Bringing home a new puppy can be one of the most exciting days of your life. It’s almost like being a parent as you mark the milestones of housebreaking, obedience training, and the end of the chewing that cost three pairs of shoes and the phone charger.
There are some things that puppies don’t outgrow, however, like the need to burn off energy. And since not everyone has a large yard or time for walks, the community dog park can be indispensable in keeping your canine companion happy and well-adjusted.
If you’re new to the dog park scene, it’s important to remember that these are public spaces, and as with any park, following both written and unwritten rules can make the experience positive for both you and other pet owners.
Make sure your dog is current on vaccinations, worming and flea control
Some parks require proof of vaccination, but most parks operate on an honor system. Parvo is especially virulent, and in some instances, dog parks have been shut down due to the virus, which can live in the soil for six months to a year. And remember, your puppy should have all the required boosters before coming to the dog park, along with boosters for distemper, parainfluenza, leptospirosis, and kennel cough.
Internal parasites, ticks, and fleas are also a concern, so protect your pet with a monthly preventative before exposing your dog to his new playmates.
Pick up after your dog
Even if your dog’s poop is parasite free, pick it up anyway. Some parks provide pick-up bags, but if yours doesn’t, bring your own. No one wants to come home with poop on their shoes.

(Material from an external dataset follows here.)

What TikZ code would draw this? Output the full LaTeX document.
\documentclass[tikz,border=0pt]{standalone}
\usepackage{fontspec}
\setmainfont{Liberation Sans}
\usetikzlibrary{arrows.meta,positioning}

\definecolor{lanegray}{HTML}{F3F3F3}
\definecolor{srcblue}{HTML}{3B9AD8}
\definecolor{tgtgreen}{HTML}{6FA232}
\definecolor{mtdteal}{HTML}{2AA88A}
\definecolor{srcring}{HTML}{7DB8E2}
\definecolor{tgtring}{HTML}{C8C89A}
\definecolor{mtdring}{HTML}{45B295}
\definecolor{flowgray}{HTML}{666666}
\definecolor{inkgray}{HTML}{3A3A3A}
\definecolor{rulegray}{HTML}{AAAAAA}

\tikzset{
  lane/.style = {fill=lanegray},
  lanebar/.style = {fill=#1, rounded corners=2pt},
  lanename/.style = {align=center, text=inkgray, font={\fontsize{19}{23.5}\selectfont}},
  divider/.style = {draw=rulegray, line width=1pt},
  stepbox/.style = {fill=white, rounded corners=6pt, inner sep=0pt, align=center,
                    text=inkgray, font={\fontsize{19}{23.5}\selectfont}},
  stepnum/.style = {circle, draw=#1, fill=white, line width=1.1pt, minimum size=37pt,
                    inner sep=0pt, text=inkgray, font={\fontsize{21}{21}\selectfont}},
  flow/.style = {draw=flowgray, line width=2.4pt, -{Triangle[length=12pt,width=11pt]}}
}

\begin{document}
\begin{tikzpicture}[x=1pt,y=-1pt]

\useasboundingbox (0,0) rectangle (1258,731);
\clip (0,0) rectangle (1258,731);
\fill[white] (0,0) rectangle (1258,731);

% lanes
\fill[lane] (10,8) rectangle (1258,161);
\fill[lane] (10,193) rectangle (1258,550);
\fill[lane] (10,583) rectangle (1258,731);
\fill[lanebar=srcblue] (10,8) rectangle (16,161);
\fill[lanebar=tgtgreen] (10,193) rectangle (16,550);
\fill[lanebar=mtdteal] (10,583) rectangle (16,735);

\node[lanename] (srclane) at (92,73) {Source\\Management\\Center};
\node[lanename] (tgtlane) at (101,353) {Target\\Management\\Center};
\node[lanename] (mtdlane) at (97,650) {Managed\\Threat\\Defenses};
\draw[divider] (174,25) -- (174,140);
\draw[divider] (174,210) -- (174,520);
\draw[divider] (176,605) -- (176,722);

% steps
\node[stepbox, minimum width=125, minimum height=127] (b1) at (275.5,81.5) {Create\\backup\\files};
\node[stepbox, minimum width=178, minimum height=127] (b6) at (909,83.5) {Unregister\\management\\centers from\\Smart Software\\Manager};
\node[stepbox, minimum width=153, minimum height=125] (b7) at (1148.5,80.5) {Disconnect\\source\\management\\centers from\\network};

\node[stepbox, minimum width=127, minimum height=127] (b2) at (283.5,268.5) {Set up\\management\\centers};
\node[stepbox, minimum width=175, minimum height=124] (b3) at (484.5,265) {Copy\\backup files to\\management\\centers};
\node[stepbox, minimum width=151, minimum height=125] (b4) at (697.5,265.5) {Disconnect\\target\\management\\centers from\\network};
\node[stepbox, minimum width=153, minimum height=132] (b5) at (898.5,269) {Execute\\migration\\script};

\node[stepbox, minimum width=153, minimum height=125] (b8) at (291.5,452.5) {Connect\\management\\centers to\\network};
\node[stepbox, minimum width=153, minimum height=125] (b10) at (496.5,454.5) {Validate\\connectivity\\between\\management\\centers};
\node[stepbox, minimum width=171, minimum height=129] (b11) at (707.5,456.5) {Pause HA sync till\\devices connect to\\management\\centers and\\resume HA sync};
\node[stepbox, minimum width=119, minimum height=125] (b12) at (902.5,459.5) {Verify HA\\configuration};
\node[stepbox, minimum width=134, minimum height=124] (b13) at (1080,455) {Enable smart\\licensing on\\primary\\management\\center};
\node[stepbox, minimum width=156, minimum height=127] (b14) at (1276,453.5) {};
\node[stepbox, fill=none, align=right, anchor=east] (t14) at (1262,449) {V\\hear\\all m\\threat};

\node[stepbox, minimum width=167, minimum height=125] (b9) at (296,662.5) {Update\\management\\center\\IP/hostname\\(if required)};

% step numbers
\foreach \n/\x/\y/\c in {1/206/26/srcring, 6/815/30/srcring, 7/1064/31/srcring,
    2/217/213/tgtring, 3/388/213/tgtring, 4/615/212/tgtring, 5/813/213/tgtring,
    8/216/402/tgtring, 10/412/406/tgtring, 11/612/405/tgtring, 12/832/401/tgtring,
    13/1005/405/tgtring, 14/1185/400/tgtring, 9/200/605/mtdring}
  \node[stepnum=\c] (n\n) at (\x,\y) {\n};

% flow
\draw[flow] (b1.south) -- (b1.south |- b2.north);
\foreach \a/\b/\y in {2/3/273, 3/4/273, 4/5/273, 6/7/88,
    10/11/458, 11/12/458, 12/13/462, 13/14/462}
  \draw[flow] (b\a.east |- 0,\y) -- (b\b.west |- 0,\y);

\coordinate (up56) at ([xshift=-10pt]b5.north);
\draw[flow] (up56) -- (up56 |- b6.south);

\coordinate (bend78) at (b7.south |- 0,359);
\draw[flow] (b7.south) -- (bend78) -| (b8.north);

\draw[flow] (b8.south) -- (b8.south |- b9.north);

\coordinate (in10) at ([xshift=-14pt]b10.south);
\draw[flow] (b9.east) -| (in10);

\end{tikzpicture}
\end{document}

Know your dog, and keep it in control
Some dogs are calm, some are aggressive. Some dogs are submissive, some dogs are dominant. If your dog lacks social skills, likes humping other dogs to show dominance, or has an aggressive method of play, it is up to YOU to make sure he doesn’t ruin the experience for other dogs. Allowing your dog to chase, hump or roll another dog is not only rude but can ruin the dog park experience for other visitors. Makes sure you have recall control over your dog before going to the dog park, so if your dog interacts negatively with others, you can call it back to you. It is not a good idea to keep a dog on a leash in the free-play area, as dogs can get tripped up in your dog’s leash. You should be able to control your dog with verbal commands.
Respect size restrictions
The small dog portion of the park means just that, so letting your 50-lb. pooch run with Chiweenies and Yorkies is not only poor form, but potentially dangerous if the larger dog gets rough. Yes, you may feel your dog is safer playing with the little guys, but it may not be safer for them, and rules dividing the dog park into areas for small and large dogs are there for a reason.
Don’t bring females in-heat to play
This should be self-explanatory, but sometimes owners fail to realize how dangerous a dog park can become when someone brings a bitch in heat into a setting with three or four intact males. Most parks don’t require visiting dogs be spayed or neutered, and males can get into terrible fights when a female in season is introduced to the mix. If you have a female you’re intending to breed, you need to be mindful of her heat cycles, and keep her away from the dog park when she’s in her fertile period.
Supervise your dog at all times
In the age of smartphones, it’s easy to just let your dogs run around while we check our Facebook, Instagram, or email. But while you’re at the dog park, it’s your responsibility to be vigilant so you can make sure your dog isn’t bullying, being bullied, or being possessive of its toy, or the toy of another dog. So turn off the phone and be vigilant in monitoring your dog’s behavior.
The park is not a place to teach your dog to socialize
If your dog has aggression or socialization issues, the dog park is NOT the place to work these out. That should be left to the venue of an experienced trainer, who may or may not employ other dogs in the training. It’s not just bad manners to expose a dog with resource guarding issues or an attack history to your neighbor’s pets, it could lead to injury for both humans and their dogs.